DATASET EXCERPT:
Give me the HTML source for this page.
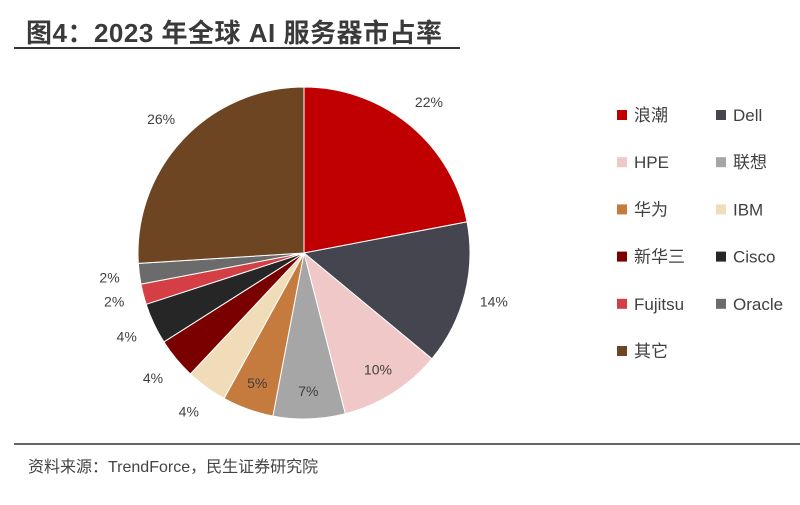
<!DOCTYPE html>
<html><head><meta charset="utf-8"><style>
body{margin:0;width:800px;height:500px;background:#fff;overflow:hidden;font-family:"Liberation Sans","Noto Sans CJK SC",sans-serif;}
</style></head><body>
<svg width="800" height="500">
<text x="26" y="42" font-size="26" font-weight="bold" fill="#3a3a3a" letter-spacing="0.5" font-family="Liberation Sans, Noto Sans CJK SC, sans-serif">图4：2023 年全球 AI 服务器市占率</text>
<line x1="14" y1="48" x2="460" y2="48" stroke="#333" stroke-width="2"/>
<g id="pie"></g>
<g id="legend"></g>
<line x1="14" y1="444" x2="800" y2="444" stroke="#333" stroke-width="1.5"/>
<text x="28" y="472" font-size="16" fill="#444" font-family="Liberation Sans, Noto Sans CJK SC, sans-serif">资料来源：TrendForce，民生证券研究院</text>
</svg>
<script>
const categories=["浪潮","Dell","HPE","联想","华为","IBM","新华三","Cisco","Fujitsu","Oracle","其它"];
const values=[22,14,10,7,5,4,4,4,2,2,26];
const labels=["22%","14%","10%","7%","5%","4%","4%","4%","2%","2%","26%"];
const colors=["#c00000","#45454f","#f0c8c8","#a6a6a6","#c57a3e","#f0dcb8","#7a0000","#262626","#d43f45","#6b6b6b","#6e4522"];
const NS="http://www.w3.org/2000/svg";
const cx=304,cy=253,r=166;
const total=values.reduce((a,b)=>a+b,0);
const pie=document.getElementById('pie');
const pt=(a,rr)=>[cx+rr*Math.sin(a),cy-rr*Math.cos(a)];
let acc=0;
values.forEach((v,i)=>{
  const a0=acc/total*2*Math.PI; acc+=v; const a1=acc/total*2*Math.PI;
  const [x0,y0]=pt(a0,r),[x1,y1]=pt(a1,r);
  const p=document.createElementNS(NS,'path');
  p.setAttribute('d',`M${cx},${cy}L${x0},${y0}A${r},${r} 0 ${a1-a0>Math.PI?1:0} 1 ${x1},${y1}Z`);
  p.setAttribute('fill',colors[i]);p.setAttribute('stroke','#fff');p.setAttribute('stroke-width','1');
  
  
  pie.appendChild(p);
  const am=(a0+a1)/2;
  const inside=(i>=2&&i<=4);
  const [lx,ly]=pt(am,inside?r-28:r+30);
  const t=document.createElementNS(NS,'text');
  t.setAttribute('x',lx);t.setAttribute('y',ly+5);t.setAttribute('text-anchor','middle');
  t.setAttribute('font-size','14');t.setAttribute('fill','#404040');
  t.textContent=labels[i];
  
  
  pie.appendChild(t);
});
const lg=document.getElementById('legend');
categories.forEach((c,i)=>{
  const col=i%2,row=Math.floor(i/2);
  const x=col?716:617,y=115+row*47.2;
  const g=document.createElementNS(NS,'g');
  
  
  const s=document.createElementNS(NS,'rect');
  s.setAttribute('x',x);s.setAttribute('y',y-5);s.setAttribute('width',10);s.setAttribute('height',10);s.setAttribute('fill',colors[i]);
  g.appendChild(s);
  const t=document.createElementNS(NS,'text');
  t.setAttribute('x',x+17);t.setAttribute('y',y+6);t.setAttribute('font-size','17');t.setAttribute('fill','#404040');
  t.textContent=c;g.appendChild(t);
  lg.appendChild(g);
});
</script>
</body></html>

OBJECTIVE: Except for the pictures, print the data above exactly.

TASK SOLUTION:
Give me the HTML source for this page.
<!DOCTYPE html>
<html><head><meta charset="utf-8"><style>
body{margin:0;width:800px;height:500px;background:#fff;overflow:hidden;font-family:"Liberation Sans","Noto Sans CJK SC",sans-serif;}
</style></head><body>
<svg width="800" height="500">
<text x="26" y="42" font-size="26" font-weight="bold" fill="#3a3a3a" letter-spacing="0.5" font-family="Liberation Sans, Noto Sans CJK SC, sans-serif">图4：2023 年全球 AI 服务器市占率</text>
<line x1="14" y1="48" x2="460" y2="48" stroke="#333" stroke-width="2"/>
<g id="pie"></g>
<g id="legend"></g>
<line x1="14" y1="444" x2="800" y2="444" stroke="#333" stroke-width="1.5"/>
<text x="28" y="472" font-size="16" fill="#444" font-family="Liberation Sans, Noto Sans CJK SC, sans-serif">资料来源：TrendForce，民生证券研究院</text>
</svg>
<script>
const categories=["浪潮","Dell","HPE","联想","华为","IBM","新华三","Cisco","Fujitsu","Oracle","其它"];
const values=[22,14,10,7,5,4,4,4,2,2,26];
const labels=["22%","14%","10%","7%","5%","4%","4%","4%","2%","2%","26%"];
const colors=["#c00000","#45454f","#f0c8c8","#a6a6a6","#c57a3e","#f0dcb8","#7a0000","#262626","#d43f45","#6b6b6b","#6e4522"];
const NS="http://www.w3.org/2000/svg";
const cx=304,cy=253,r=166;
const total=values.reduce((a,b)=>a+b,0);
const pie=document.getElementById('pie');
const pt=(a,rr)=>[cx+rr*Math.sin(a),cy-rr*Math.cos(a)];
let acc=0;
values.forEach((v,i)=>{
  const a0=acc/total*2*Math.PI; acc+=v; const a1=acc/total*2*Math.PI;
  const [x0,y0]=pt(a0,r),[x1,y1]=pt(a1,r);
  const p=document.createElementNS(NS,'path');
  p.setAttribute('d',`M${cx},${cy}L${x0},${y0}A${r},${r} 0 ${a1-a0>Math.PI?1:0} 1 ${x1},${y1}Z`);
  p.setAttribute('fill',colors[i]);p.setAttribute('stroke','#fff');p.setAttribute('stroke-width','1');
  
  
  pie.appendChild(p);
  const am=(a0+a1)/2;
  const inside=(i>=2&&i<=4);
  const [lx,ly]=pt(am,inside?r-28:r+30);
  const t=document.createElementNS(NS,'text');
  t.setAttribute('x',lx);t.setAttribute('y',ly+5);t.setAttribute('text-anchor','middle');
  t.setAttribute('font-size','14');t.setAttribute('fill','#404040');
  t.textContent=labels[i];
  
  
  pie.appendChild(t);
});
const lg=document.getElementById('legend');
categories.forEach((c,i)=>{
  const col=i%2,row=Math.floor(i/2);
  const x=col?716:617,y=115+row*47.2;
  const g=document.createElementNS(NS,'g');
  
  
  const s=document.createElementNS(NS,'rect');
  s.setAttribute('x',x);s.setAttribute('y',y-5);s.setAttribute('width',10);s.setAttribute('height',10);s.setAttribute('fill',colors[i]);
  g.appendChild(s);
  const t=document.createElementNS(NS,'text');
  t.setAttribute('x',x+17);t.setAttribute('y',y+6);t.setAttribute('font-size','17');t.setAttribute('fill','#404040');
  t.textContent=c;g.appendChild(t);
  lg.appendChild(g);
});
</script>
</body></html>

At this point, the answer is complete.